-- REQUIRED WORK --
Do any lines in the data below contain "this"? If so, copy every one of them.

-- DATASET --
---+---

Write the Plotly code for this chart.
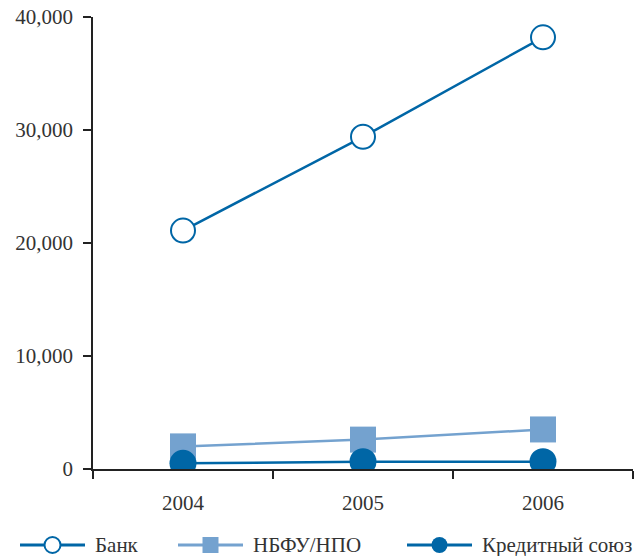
import plotly.graph_objects as go

years = ["2004", "2005", "2006"]
bank = [21100, 29400, 38200]
nbfu = [2000, 2600, 3500]
credit_union = [500, 650, 650]

series_names = ["Банк", "НБФУ/НПО", "Кредитный союз"]

DARK = "#0066a6"
LIGHT = "#74a2cf"
FONT = "Liberation Serif"
TEXT = "#333333"
AXIS = "#222222"
label_font = dict(family=FONT, size=21, color=TEXT)

# plot area geometry (pixels)
W, H = 636, 556
ML, MR, MT, MB = 93, 3, 17, 87
PW, PH = W - ML - MR, H - MT - MB


def px_to_paper_x(px):
    return (px - ML) / PW


def px_to_paper_y(py):
    return (H - MB - py) / PH


styles = [
    dict(line=DARK, symbol="circle", fill="white", edge=DARK, size=24, edge_w=2),
    dict(line=LIGHT, symbol="square", fill=LIGHT, edge=LIGHT, size=26, edge_w=0),
    dict(line=DARK, symbol="circle", fill=DARK, edge=DARK, size=27, edge_w=0),
]
values = [bank, nbfu, credit_union]

fig = go.Figure()
for name, vals, st in zip(series_names, values, styles):
    fig.add_trace(go.Scatter(
        x=years, y=vals, name=name, mode="lines+markers",
        line=dict(color=st["line"], width=2.5),
        marker=dict(symbol=st["symbol"], size=st["size"], color=st["fill"],
                    line=dict(color=st["edge"], width=st["edge_w"])),
        showlegend=False,
    ))

# legend row below the axis: sample line, key marker, label
legend_y = px_to_paper_y(545)
legend_starts = [20, 178, 407]  # left end of each sample line, px
sample_len = 65
key_size = 16
for name, st, x0 in zip(series_names, styles, legend_starts):
    xa = px_to_paper_x(x0)
    xb = px_to_paper_x(x0 + sample_len)
    xm = px_to_paper_x(x0 + sample_len / 2)
    fig.add_shape(type="line", xref="paper", yref="paper",
                  x0=xa, x1=xb, y0=legend_y, y1=legend_y,
                  line=dict(color=st["line"], width=3))
    half = key_size / 2
    fig.add_shape(type="circle" if st["symbol"] == "circle" else "rect",
                  xref="paper", yref="paper",
                  xsizemode="pixel", ysizemode="pixel",
                  xanchor=xm, yanchor=legend_y,
                  x0=-half, x1=half, y0=-half, y1=half,
                  fillcolor=st["fill"],
                  line=dict(color=st["edge"], width=st["edge_w"] or 0))
    fig.add_annotation(xref="paper", yref="paper",
                       x=px_to_paper_x(x0 + sample_len + 8), y=legend_y,
                       xanchor="left", yanchor="middle", showarrow=False,
                       text=name, font=label_font)

fig.update_layout(
    template="none",
    width=W, height=H,
    margin=dict(l=ML, r=MR, t=MT, b=MB, autoexpand=False),
    plot_bgcolor="white", paper_bgcolor="white",
    font=label_font,
    showlegend=False,
)
fig.update_xaxes(
    type="category", range=[-0.5, 2.5],
    showline=True, linecolor=AXIS, linewidth=1.5,
    ticks="outside", tickson="boundaries", ticklen=8,
    tickcolor=AXIS, tickwidth=1.5, tickfont=label_font,
    ticklabelstandoff=14,
    showgrid=False, zeroline=False,
)
fig.update_yaxes(
    range=[0, 40000], tickvals=[0, 10000, 20000, 30000, 40000],
    tickformat=",", showline=True, linecolor=AXIS, linewidth=1.5,
    ticks="outside", ticklen=8, tickcolor=AXIS, tickwidth=1.5,
    tickfont=label_font, ticklabelstandoff=6,
    showgrid=False, zeroline=False,
)

fig.write_html("out.html")
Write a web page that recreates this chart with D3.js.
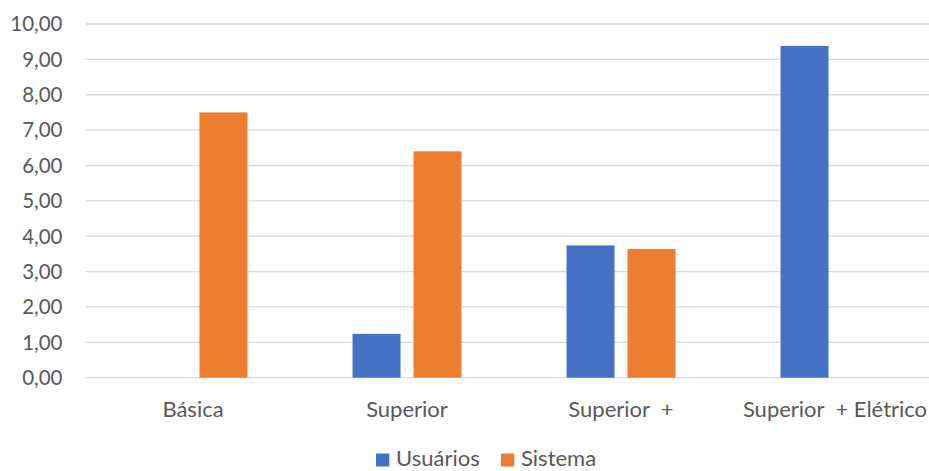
<!DOCTYPE html>
<html>
<head>
<meta charset="utf-8">
<script src="https://cdn.jsdelivr.net/npm/d3@7/dist/d3.min.js"></script>
<style>
  html, body { margin: 0; padding: 0; background: #fff; }
  svg { display: block; font-family: Lato, "Open Sans", sans-serif; }
  text { white-space: pre; }
</style>
</head>
<body>
<svg id="chart" width="929" height="471"></svg>
<script>
// Chart data
const categories = ["Básica", "Superior", "Superior  +", "Superior  + Elétrico"];
const seriesNames = ["Usuários", "Sistema"];
const usuarios = [0, 1.24, 3.74, 9.38];
const sistema = [7.50, 6.40, 3.64, 0];
const yTicks = [0, 1, 2, 3, 4, 5, 6, 7, 8, 9, 10];
const colors = ["#4472C4", "#ED7D31"];

const seriesValues = [usuarios, sistema];
const svg = d3.select("#chart");

const plotLeft = 86, plotRight = 942, plotTop = 24, plotBottom = 377.7;

const x = d3.scaleBand().domain(categories).range([plotLeft, plotRight]).paddingInner(0).paddingOuter(0);
const y = d3.scaleLinear().domain([0, 10]).range([plotBottom, plotTop]);

// Bar geometry: gap width 219%, overlap -27%
const gapWidth = 2.19, overlap = -0.27;
const barW = x.bandwidth() / (2 - overlap + gapWidth);
const groupW = barW * (2 - overlap);
const inner = d3.scaleOrdinal().domain(seriesNames)
  .range([0, barW * (1 - overlap)]);

// Gridlines
svg.append("g").selectAll("line").data(yTicks).join("line")
  .attr("x1", plotLeft).attr("x2", 929)
  .attr("y1", d => y(d)).attr("y2", d => y(d))
  .attr("stroke", "#d9d9d9").attr("stroke-width", 1.3);

// Y axis labels
const yFmt = d => d.toFixed(2).replace(".", ",");
svg.append("g").selectAll("text").data(yTicks).join("text")
  .attr("x", 62.5).attr("y", d => y(d)).attr("dy", "0.36em")
  .attr("text-anchor", "end")
  .attr("fill", "#595959").attr("font-size", 20.5)
  .text(yFmt);

// Bars
const rows = [];
seriesNames.forEach((s, si) => {
  categories.forEach((c, ci) => {
    rows.push({ series: s, si, cat: c, value: seriesValues[si][ci] });
  });
});
svg.append("g").selectAll("rect").data(rows.filter(d => d.value > 0)).join("rect")
  .attr("x", d => x(d.cat) + (x.bandwidth() - groupW) / 2 + inner(d.series))
  .attr("y", d => y(d.value))
  .attr("width", barW)
  .attr("height", d => y(0) - y(d.value))
  .attr("fill", d => colors[d.si]);

// Category labels
svg.append("g").selectAll("text").data(categories).join("text")
  .attr("x", d => x(d) + x.bandwidth() / 2)
  .attr("y", 416.5)
  .attr("text-anchor", "middle")
  .attr("fill", "#595959").attr("font-size", 22)
  .text(d => d);

// Legend
const legendItems = [
  { name: seriesNames[0], color: colors[0], x: 376 },
  { name: seriesNames[1], color: colors[1], x: 501 }
];
const lg = svg.append("g").selectAll("g").data(legendItems).join("g")
  .attr("transform", d => `translate(${d.x},0)`);
lg.append("rect").attr("x", 0).attr("y", 453.5).attr("width", 13.3).attr("height", 13)
  .attr("fill", d => d.color);
lg.append("text").attr("x", 20).attr("y", 466.3)
  .attr("fill", "#595959").attr("font-size", 22)
  .text(d => d.name);
</script>
</body>
</html>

---+---

-- CORRECT RESULT --
Write the Plotly code for this chart.
Write a web page that recreates this chart with D3.js.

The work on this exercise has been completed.